Investors in oil-and-gas companies are paying as much attention to cash flow as they are to what comes out of the ground.
For that reason, they should turn their sights to EQT (ticker: EQT), the nation’s largest producer of natural gas. It is a disciplined company that projects a free cash flow yield of more than 10% next year.
“EQT has one of the best managements in the sector, and that has put the company in a position to thrive,” says Josh Silverstein, an analyst at Wolfe Research. “It has one of the most attractive free cash flow yields and represents one of the best values in the sector.”

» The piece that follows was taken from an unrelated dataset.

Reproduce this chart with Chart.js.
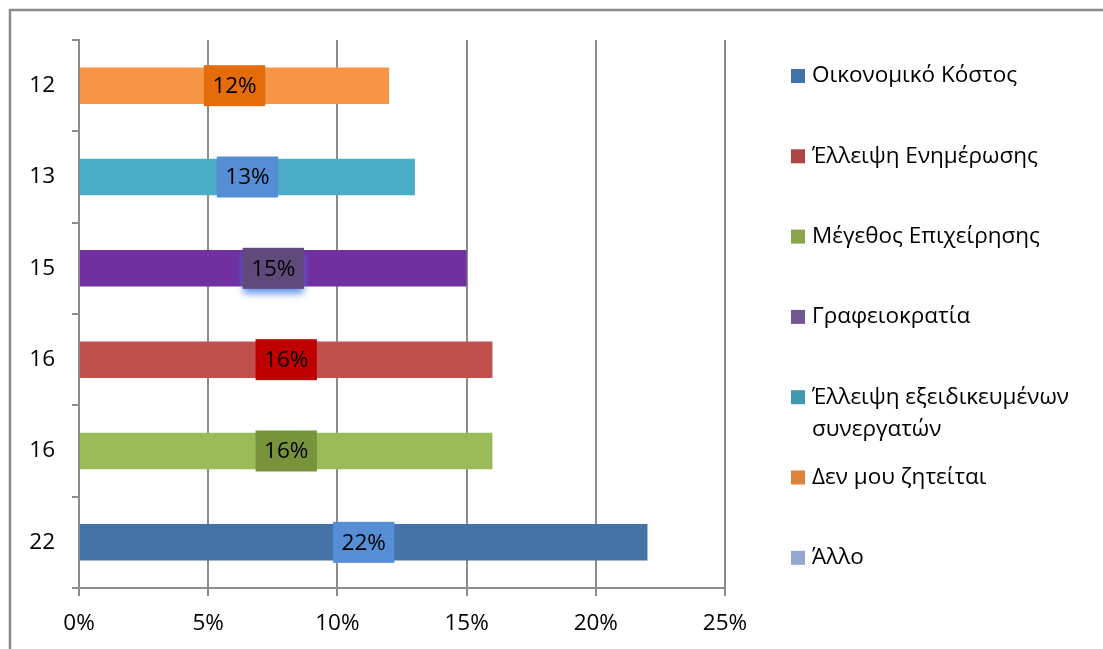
<!DOCTYPE html>
<html>
<head>
<meta charset="utf-8">
<style>
  html, body { margin: 0; padding: 0; background: #ffffff; }
  #wrap { width: 1103px; height: 649px; position: relative; }
</style>
<script src="https://cdn.jsdelivr.net/npm/chart.js@4.4.1/dist/chart.umd.min.js"></script>
</head>
<body>
<div id="wrap"><canvas id="chart" width="1103" height="649"></canvas></div>
<script>
// Rows from top to bottom
const categories = ['12', '13', '15', '16', '16', '22'];
const values = [12, 13, 15, 16, 16, 22];
const barColors = ['#F79646', '#4BACC6', '#7030A0', '#C0504D', '#9BBB59', '#4572A7'];
const valueBoxColors = ['#E46C0A', '#558ED5', '#604A7B', '#C00000', '#77933C', '#558ED5'];

// Legend entries (series names and their swatch colours)
const legendNames = [
  'Οικονομικό Κόστος',
  'Έλλειψη Ενημέρωσης',
  'Μέγεθος Επιχείρησης',
  'Γραφειοκρατία',
  ['Έλλειψη εξειδικευμένων', 'συνεργατών'],
  'Δεν μου ζητείται',
  'Άλλο'
];
const legendColors = ['#4572A7', '#AA4643', '#89A54E', '#71588F', '#4198AF', '#DB843D', '#93A9CF'];

// x-axis ticks
const xTicks = [0, 5, 10, 15, 20, 25];

const FONT = '"Open Sans", "Noto Sans", sans-serif';
const FONT_SIZE = 22.5;
const GRID = '#8c8c8c';

// Outer frame of the chart
const framePlugin = {
  id: 'frame',
  beforeDraw(chart) {
    const ctx = chart.ctx;
    ctx.save();
    ctx.strokeStyle = '#8a8a8a';
    ctx.lineWidth = 2.5;
    ctx.strokeRect(10, 10, chart.width + 40, chart.height + 40);
    ctx.restore();
  }
};

// Value labels: dark box centered on each bar
const valueBoxPlugin = {
  id: 'valueBoxes',
  afterDatasetsDraw(chart) {
    const ctx = chart.ctx;
    const meta = chart.getDatasetMeta(0);
    ctx.save();
    ctx.font = FONT_SIZE + 'px ' + FONT;
    ctx.textAlign = 'center';
    ctx.textBaseline = 'middle';
    meta.data.forEach((bar, i) => {
      const text = values[i] + '%';
      const cx = (bar.x + bar.base) / 2;
      const cy = bar.y;
      const w = ctx.measureText(text).width + 17;
      const h = 41;
      ctx.save();
      if (i === 2) {
        ctx.shadowColor = 'rgba(70,130,230,0.85)';
        ctx.shadowBlur = 7;
        ctx.shadowOffsetY = 5;
      }
      ctx.fillStyle = valueBoxColors[i];
      ctx.fillRect(cx - w / 2, cy - h / 2, w, h);
      ctx.restore();
      ctx.fillStyle = '#000000';
      ctx.fillText(text, cx, cy + 1);
    });
    ctx.restore();
  }
};

// Legend on the right
const sideLegendPlugin = {
  id: 'sideLegend',
  afterDraw(chart) {
    const ctx = chart.ctx;
    const top = chart.chartArea.top;
    const x0 = chart.chartArea.right + 66;
    const step = 80.3;
    ctx.save();
    ctx.font = FONT_SIZE + 'px ' + FONT;
    ctx.textAlign = 'left';
    ctx.textBaseline = 'middle';
    legendNames.forEach((name, i) => {
      const y = top + 36 + i * step;
      ctx.fillStyle = legendColors[i];
      ctx.fillRect(x0, y - 7, 14, 14);
      ctx.fillStyle = '#000000';
      const lines = Array.isArray(name) ? name : [name];
      lines.forEach((line, j) => ctx.fillText(line, x0 + 21, y + j * 32));
    });
    ctx.restore();
  }
};

new Chart(document.getElementById('chart'), {
  type: 'bar',
  data: {
    labels: categories,
    datasets: [{
      data: values,
      backgroundColor: barColors,
      borderWidth: 0,
      categoryPercentage: 1,
      barPercentage: 0.4
    }]
  },
  options: {
    indexAxis: 'y',
    responsive: false,
    animation: false,
    devicePixelRatio: 1,
    layout: { padding: { top: 40, right: 378, bottom: 0, left: 0 } },
    plugins: {
      legend: { display: false },
      tooltip: { enabled: false }
    },
    scales: {
      x: {
        min: 0,
        max: 25,
        afterBuildTicks(scale) {
          scale.ticks = xTicks.map(v => ({ value: v }));
        },
        afterFit(scale) { scale.height = 61; },
        ticks: {
          color: '#000000',
          padding: 14,
          font: { family: FONT, size: FONT_SIZE },
          callback: v => v + '%'
        },
        grid: { color: GRID, lineWidth: 2, tickLength: 8, tickColor: GRID },
        border: { color: GRID, width: 2 }
      },
      y: {
        afterFit(scale) { scale.width = 79; },
        ticks: {
          color: '#000000',
          padding: 17,
          font: { family: FONT, size: FONT_SIZE }
        },
        grid: { drawOnChartArea: false, offset: true, color: GRID, lineWidth: 2, tickLength: 7 },
        border: { color: GRID, width: 2 }
      }
    }
  },
  plugins: [framePlugin, valueBoxPlugin, sideLegendPlugin]
});
</script>
</body>
</html>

Based in Pittsburgh, EQT is concentrated in the prolific gas-producing Marcellus Shale region of Pennsylvania. It recently agreed to buy a privately held Marcellus operator, Alta Resources, for about $3 billion in a deal that will allow it to cut drilling costs, accelerate debt reduction, and likely speed the start of a dividend payout by 2022.
After the Alta deal, EQT will account for about 15% of gas production in the Marcellus, which supplies about a third of the country’s gas.
And with higher natural gas prices—up 15% this year—EQT stands to benefit, as it accounts for some 5% of total U.S. output.
EQT trades at a discount to other gas-focused companies, based on its free cash yield and its earnings before interest, taxes, depreciation, and amortization (Ebitda), relative to its enterprise value, says Wells Fargo analyst Nitin Kumar.
Ross Margolies, portfolio manager at Stelliam Capital Management, sees the stock—now around $21—hitting $30 as investors put a higher value on the company’s free cash flow. Silverstein has a $28 price target.
EQT sees $1 billion of free cash flow in 2022 and projects $5.5 billion through 2026.
Under a new management team, the company has improved its operating efficiency over the past 18 months.
Toby Rice, 39, became chief executive following a successful proxy fight in 2019. He had become dissatisfied with the company’s performance after family-run Rice Energy was sold to EQT in 2017.
“We have a great asset base, a deep inventory, and a long runway,” the CEO tells Barron’s. “That allows us to generate some pretty compelling free cash flow for our investors.”
There is the matter of a dividend. EQT isn’t paying one, after suspending a small payout a year ago when energy prices crashed.
That offers an opportunity for investors, even though the stock has risen 50% in the past year. EQT plans to address the dividend later this year, and analysts expect one in 2022.
“Investors are rewarding companies for generating free cash flow, rather than production growth and for paying out the free cash flow in regular and variable dividends,” notes Bill Janela, a Credit Suisse analyst. The oil majors have long emphasized dividends, and that focus is spreading to the rest of the energy sector.
Rice said EQT is considering a fixed/variable payout, like those of some other oil-and-gas companies, including EOG Resources (EOG) and Devon Energy (DVN). These have a base dividend around 2%, designed to be paid throughout a cycle, plus supplemental dividends, based on profits.
Here’s the math: EQT projects $1 billion of free cash flow for 2022. If it pays out 50% of that in dividends, it would translate into a roughly 6% yield. Adjusting for the Alta deal, EQT has a market value of about $8 billion.
The main risk with EQT is that it has higher debt—more than $5 billion—and costs than some peers, making it vulnerable to any sustained weakening in gas prices. With gas currently around $3 a thousand cubic feet, the driller’s all-in costs are roughly $2.40 a thousand cubic feet; they are projected to drop to below $2.10 by 2026.
Looking out over the next decade, the bull case on natural gas is that there will be greater demand for a cleaner-burning fossil fuel. The growth in electric vehicles, while bearish for oil, could benefit gas, which fuels many electric-power plants.
“If you want to own a fossil fuel, it should be natural gas,” Margolies says. “A lot of coal will be displaced before you displace natural gas.”
Still, the recent success of an activist in winning seats on the board of Exxon Mobil (XOM) highlights that energy companies need to address investor interest in the industry’s contribution to climate change.
E=estimate
Sources: Bloomberg; company reports
EQT’s response is to become a leader in “responsibly sourced gas.” The company is using independent monitors to evaluate its drilling, as it seeks to minimize emissions. It already ranks in the top of the industry and has a program to reduce its emissions of methane, a powerful greenhouse gas, by 75%. One potential benefit is a higher price for its gas.
“The world has a hunger for energy and is going to get that energy,” CEO Rice says. “We want to see production liberated in the U.S. because we can do it a whole lot cleaner than the rest of the world.”
EQT offers a major play on the most attractive fossil fuel.